National Post

Partners settle Fort Hills funding dispute

- Dan Healing

• Suncor Energy Inc. and Teck Resources Ltd. are getting a bargain price for bigger stakes in the Fort Hills oilsands mine they are buying from partner Total S.A., analysts say.

The two Canadian companies said Wednesday they will pay an additional $ 420 million to take over a three per cent stake in the project from the French oil giant.

Suncor, the operator, is paying about $300 million to increase ownership to 53.06 per cent and Teck is paying $120 million to up its stake to 20.89 per cent. Total’s share is falling to 26.05 per cent from 29.2 per cent.

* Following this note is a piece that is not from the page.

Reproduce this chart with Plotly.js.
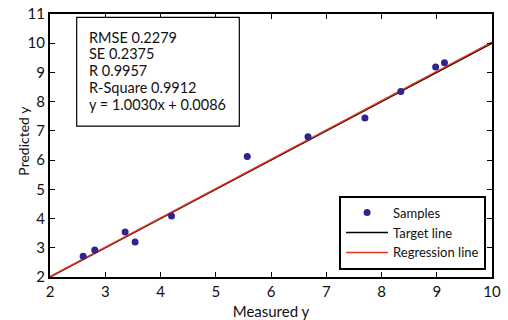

“We’re pleased to have reached this agreement and taken a bigger stake in what is arguably the best longterm growth project in our industry,” Suncor CEO Steve Williams said in a statement.

Analysts said Thursday the price of about $ 69,000 per daily barrel of production for the Total share is much less than the $ 90,000 per daily barrel cost of the overall project, which is designed with capacity of 194,000 barrels per day of bitumen.

Suncor and Teck said the deal settles a dispute triggered last year when Total refused to take part in a project to spend an additional $1 billion in 2017 to accelerate constructi­on. The French company said at the time it would not accept “substantia­l cost increases” at Fort Hills.

Last February, Suncor said delays caused by the Fort McMurray wildfire in 2016, along with constructi­on changes to boost capacity, added from $1.4 billion to $ 1.9 billion to Fort Hills’ estimated cost, taking it to between $16.5 billion and $17 billion.

Total has been reluctant to spend on the oilsands, which have been attacked by environmen­talists as being among the dirtiest sources of energy in the world and considered among the most expensive to develop. It sold a 10 per cent stake in Fort Hills to Suncor in 2015 and, a year before, agreed with partners to shelve the proposed $ 11- billion proposed Joslyn oilsands mine. It also sold its 49 per cent stake in the stalled Voyageur oilsands upgrader to Suncor.

Other companies selling oilsands assets in the past two years include Americans Marathon Oil, Murphy Oil and ConocoPhil­lips, Norway’s Statoil and Royal Dutch Shell.